Restate each line of the listing exactly, without carrying over any pictures.

::: Material :::

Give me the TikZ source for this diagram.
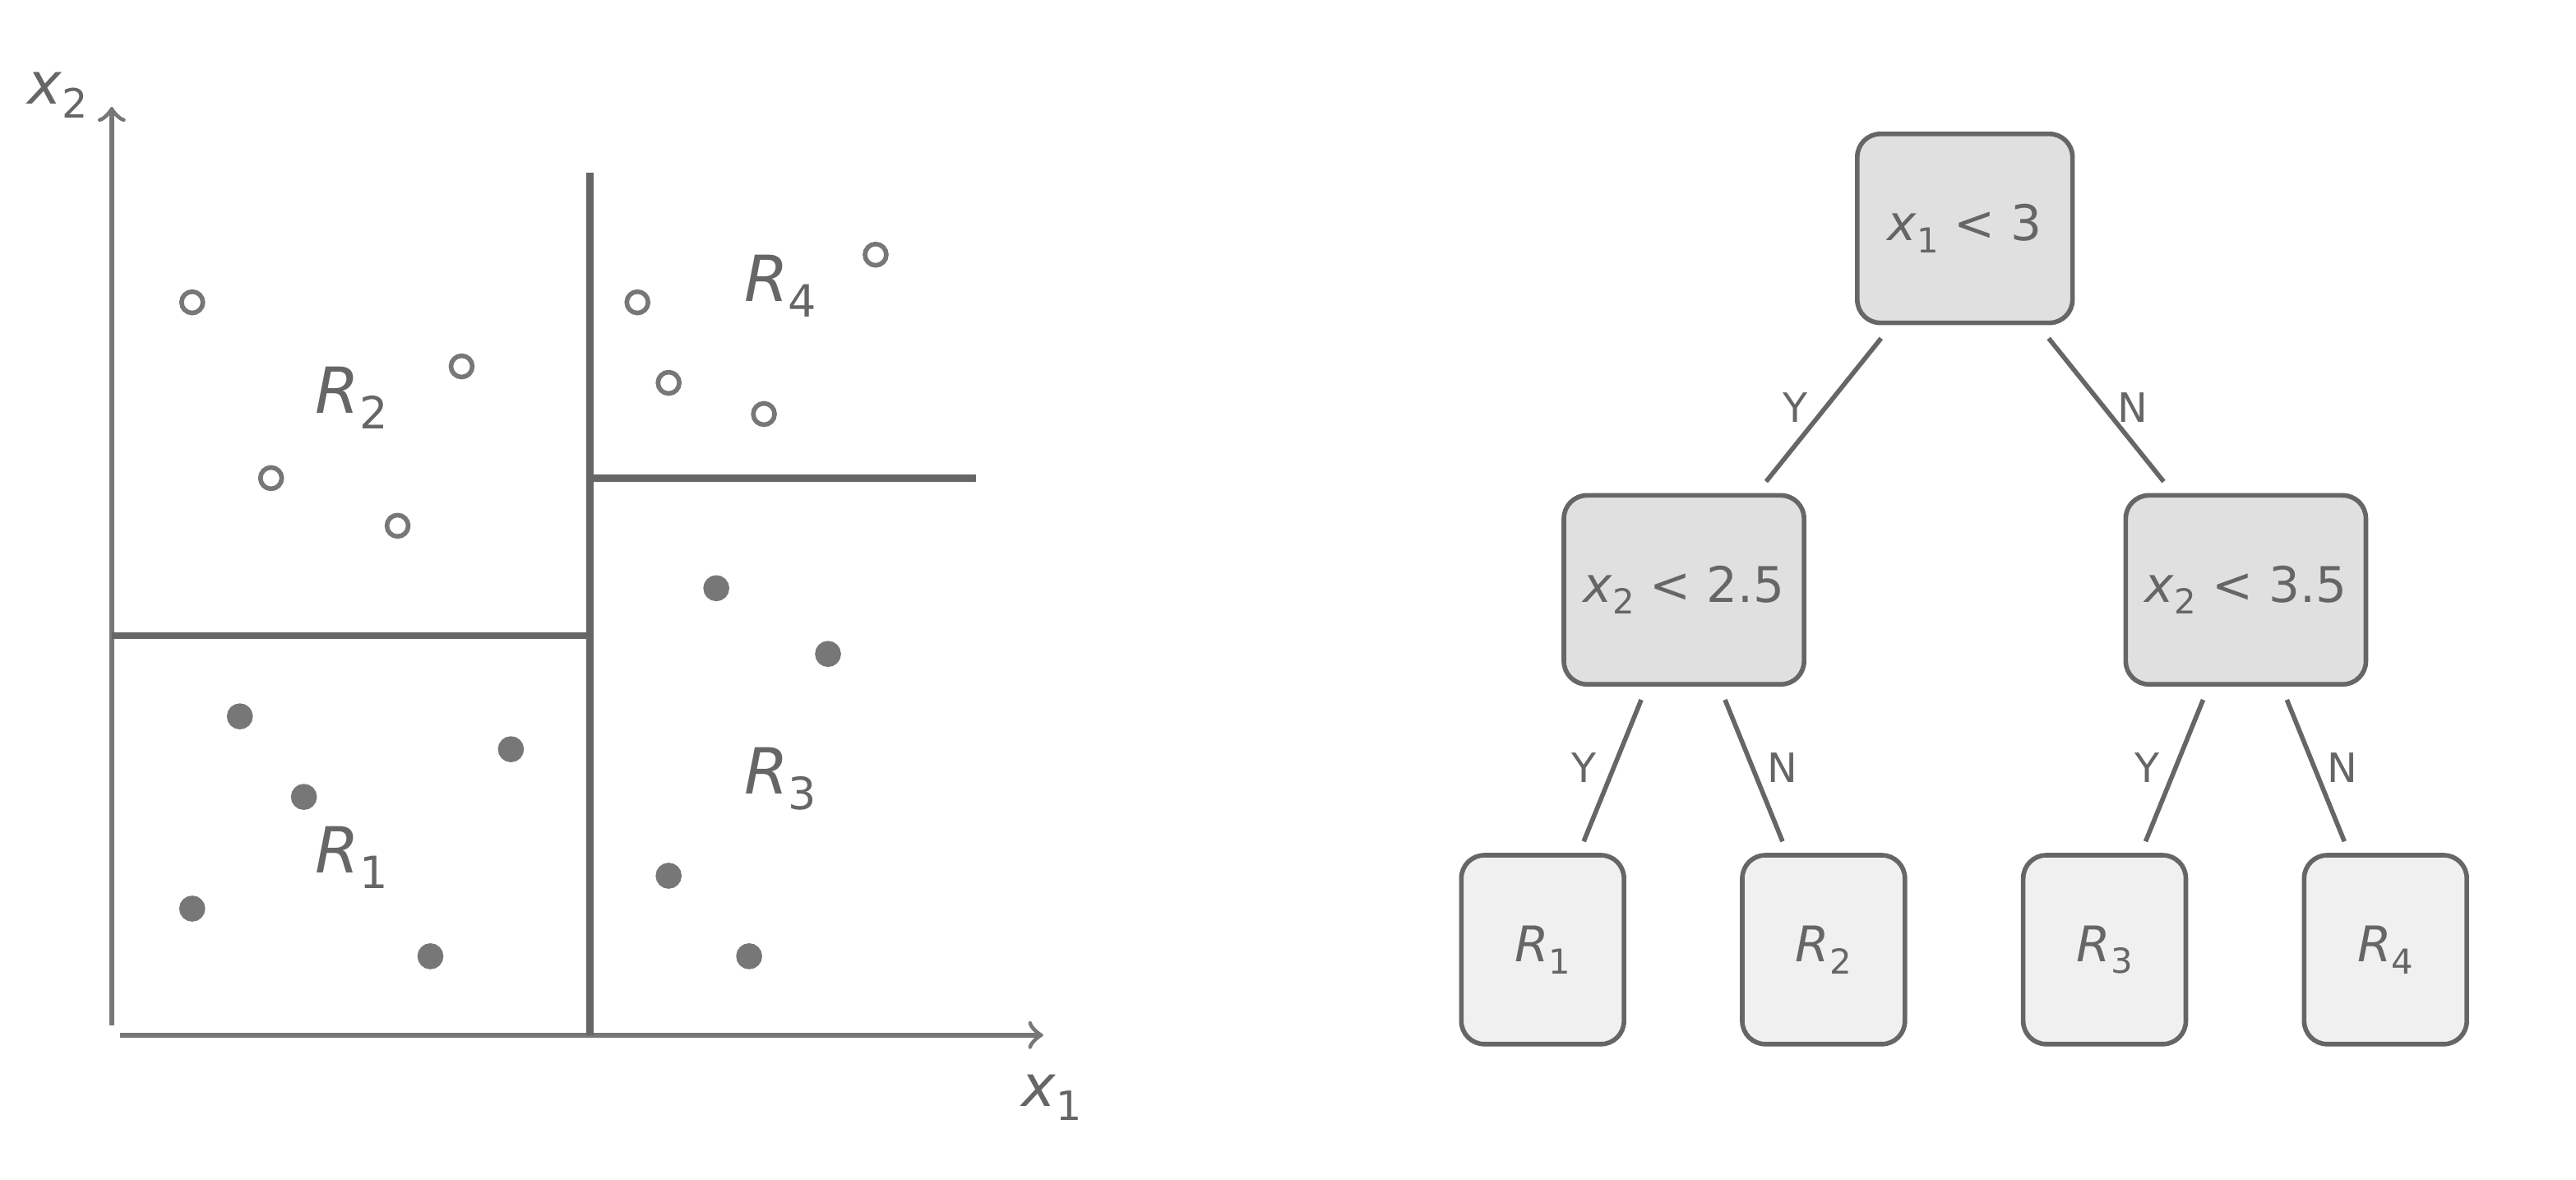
\documentclass[tikz,border=0pt]{standalone}
\usepackage{fontspec}
\setmainfont{DejaVu Sans}
\usetikzlibrary{positioning}
\definecolor{ink}{HTML}{666666}
\definecolor{axis}{HTML}{777777}
\definecolor{dark}{HTML}{E0E0E0}
\definecolor{light}{HTML}{F0F0F0}
\newcommand{\mv}[2]{\textit{#1}\raisebox{-0.45ex}{\scalebox{0.7}{#2}}}
\tikzset{
  split/.style={ink,line width=1.2pt},
  open/.style={draw=axis,line width=0.8pt,fill=white,circle,inner sep=0pt,minimum size=0.13cm},
  full/.style={draw=axis,line width=0.8pt,fill=axis,circle,inner sep=0pt,minimum size=0.13cm},
  test/.style={draw=ink,line width=0.8pt,fill=dark,rounded corners=4pt,minimum width=1.31cm,minimum height=1.15cm,text=ink,font=\fontsize{8.5}{10}\selectfont},
  leaf/.style={test,fill=light,minimum width=0.99cm},
  edge/.style={ink,line width=0.8pt},
  ans/.style={text=ink,font=\fontsize{7}{8}\selectfont}
}
\begin{document}
\begin{tikzpicture}
  \useasboundingbox (0,0) rectangle (15.68,7.18);
  % partition of the plane
  \draw[axis,line width=0.8pt,->] (0.73,0.88) -- (6.35,0.88);
  \draw[axis,line width=0.8pt,->] (0.68,0.94) -- (0.68,6.53);
  \node[text=ink,font=\fontsize{10}{12}\selectfont] (x2) at (0.35,6.6) {\mv{x}{2}};
  \node[text=ink,font=\fontsize{10}{12}\selectfont] (x1) at (6.40,0.50) {\mv{x}{1}};
  \draw[split] (3.59,6.13) -- (3.59,0.88);
  \draw[split] (0.68,3.31) -- (3.59,3.31);
  \draw[split] (3.59,4.27) -- (5.94,4.27);
  \foreach \n/\x/\y/\i in {r2/2.14/4.76/2,r4/4.75/5.44/4,r3/4.75/2.44/3,r1/2.14/1.96/1}
    \node[text=ink,font=\fontsize{11}{12}\selectfont] (\n) at (\x,\y) {\mv{R}{\i}};
  \foreach \x/\y in {117/184,281/223,165/291,242/320,388/184,407/233,465/252,533/155}
    \node[open] at (\x/100,7.18-\y/100) {};
  \foreach \x/\y in {436/358,504/398,146/436,311/456,185/485,117/553,262/582,407/533,456/582}
    \node[full] at (\x/100,7.18-\y/100) {};
  % tree
  \node[test] (root) at (11.96,5.79) {\mv{x}{1} < 3};
  \node[test] (left) at (10.25,3.59) {\mv{x}{2} < 2.5};
  \node[test] (right) at (13.67,3.59) {\mv{x}{2} < 3.5};
  \node[leaf] (l1) at (9.39,1.40) {\mv{R}{1}};
  \node[leaf] (l2) at (11.10,1.40) {\mv{R}{2}};
  \node[leaf] (l3) at (12.81,1.40) {\mv{R}{3}};
  \node[leaf] (l4) at (14.52,1.40) {\mv{R}{4}};
  \draw[edge] ([xshift=-5.1mm,yshift=-0.8mm]root.south) -- ([xshift=5mm,yshift=0.7mm]left.north);
  \draw[edge] ([xshift=5.1mm,yshift=-0.8mm]root.south) -- ([xshift=-5mm,yshift=0.7mm]right.north);
  \foreach \p/\a/\b in {left/l1/l2,right/l3/l4}{
    \draw[edge] ([xshift=-2.6mm,yshift=-0.8mm]\p.south) -- ([xshift=2.5mm,yshift=0.7mm]\a.north);
    \draw[edge] ([xshift=2.5mm,yshift=-0.8mm]\p.south) -- ([xshift=-2.5mm,yshift=0.7mm]\b.north);
  }
  \node[ans] (y0) at (10.93,4.70) {Y};
  \node[ans] (n0) at (12.98,4.70) {N};
  \node[ans] (y1) at (9.64,2.51) {Y};
  \node[ans] (n1) at (10.85,2.51) {N};
  \node[ans] (y2) at (13.07,2.51) {Y};
  \node[ans] (n2) at (14.26,2.51) {N};
\end{tikzpicture}
\end{document}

:::

**Complete answer:**
Give me the TikZ source for this diagram.
\documentclass[tikz,border=0pt]{standalone}
\usepackage{fontspec}
\setmainfont{DejaVu Sans}
\usetikzlibrary{positioning}
\definecolor{ink}{HTML}{666666}
\definecolor{axis}{HTML}{777777}
\definecolor{dark}{HTML}{E0E0E0}
\definecolor{light}{HTML}{F0F0F0}
\newcommand{\mv}[2]{\textit{#1}\raisebox{-0.45ex}{\scalebox{0.7}{#2}}}
\tikzset{
  split/.style={ink,line width=1.2pt},
  open/.style={draw=axis,line width=0.8pt,fill=white,circle,inner sep=0pt,minimum size=0.13cm},
  full/.style={draw=axis,line width=0.8pt,fill=axis,circle,inner sep=0pt,minimum size=0.13cm},
  test/.style={draw=ink,line width=0.8pt,fill=dark,rounded corners=4pt,minimum width=1.31cm,minimum height=1.15cm,text=ink,font=\fontsize{8.5}{10}\selectfont},
  leaf/.style={test,fill=light,minimum width=0.99cm},
  edge/.style={ink,line width=0.8pt},
  ans/.style={text=ink,font=\fontsize{7}{8}\selectfont}
}
\begin{document}
\begin{tikzpicture}
  \useasboundingbox (0,0) rectangle (15.68,7.18);
  % partition of the plane
  \draw[axis,line width=0.8pt,->] (0.73,0.88) -- (6.35,0.88);
  \draw[axis,line width=0.8pt,->] (0.68,0.94) -- (0.68,6.53);
  \node[text=ink,font=\fontsize{10}{12}\selectfont] (x2) at (0.35,6.6) {\mv{x}{2}};
  \node[text=ink,font=\fontsize{10}{12}\selectfont] (x1) at (6.40,0.50) {\mv{x}{1}};
  \draw[split] (3.59,6.13) -- (3.59,0.88);
  \draw[split] (0.68,3.31) -- (3.59,3.31);
  \draw[split] (3.59,4.27) -- (5.94,4.27);
  \foreach \n/\x/\y/\i in {r2/2.14/4.76/2,r4/4.75/5.44/4,r3/4.75/2.44/3,r1/2.14/1.96/1}
    \node[text=ink,font=\fontsize{11}{12}\selectfont] (\n) at (\x,\y) {\mv{R}{\i}};
  \foreach \x/\y in {117/184,281/223,165/291,242/320,388/184,407/233,465/252,533/155}
    \node[open] at (\x/100,7.18-\y/100) {};
  \foreach \x/\y in {436/358,504/398,146/436,311/456,185/485,117/553,262/582,407/533,456/582}
    \node[full] at (\x/100,7.18-\y/100) {};
  % tree
  \node[test] (root) at (11.96,5.79) {\mv{x}{1} < 3};
  \node[test] (left) at (10.25,3.59) {\mv{x}{2} < 2.5};
  \node[test] (right) at (13.67,3.59) {\mv{x}{2} < 3.5};
  \node[leaf] (l1) at (9.39,1.40) {\mv{R}{1}};
  \node[leaf] (l2) at (11.10,1.40) {\mv{R}{2}};
  \node[leaf] (l3) at (12.81,1.40) {\mv{R}{3}};
  \node[leaf] (l4) at (14.52,1.40) {\mv{R}{4}};
  \draw[edge] ([xshift=-5.1mm,yshift=-0.8mm]root.south) -- ([xshift=5mm,yshift=0.7mm]left.north);
  \draw[edge] ([xshift=5.1mm,yshift=-0.8mm]root.south) -- ([xshift=-5mm,yshift=0.7mm]right.north);
  \foreach \p/\a/\b in {left/l1/l2,right/l3/l4}{
    \draw[edge] ([xshift=-2.6mm,yshift=-0.8mm]\p.south) -- ([xshift=2.5mm,yshift=0.7mm]\a.north);
    \draw[edge] ([xshift=2.5mm,yshift=-0.8mm]\p.south) -- ([xshift=-2.5mm,yshift=0.7mm]\b.north);
  }
  \node[ans] (y0) at (10.93,4.70) {Y};
  \node[ans] (n0) at (12.98,4.70) {N};
  \node[ans] (y1) at (9.64,2.51) {Y};
  \node[ans] (n1) at (10.85,2.51) {N};
  \node[ans] (y2) at (13.07,2.51) {Y};
  \node[ans] (n2) at (14.26,2.51) {N};
\end{tikzpicture}
\end{document}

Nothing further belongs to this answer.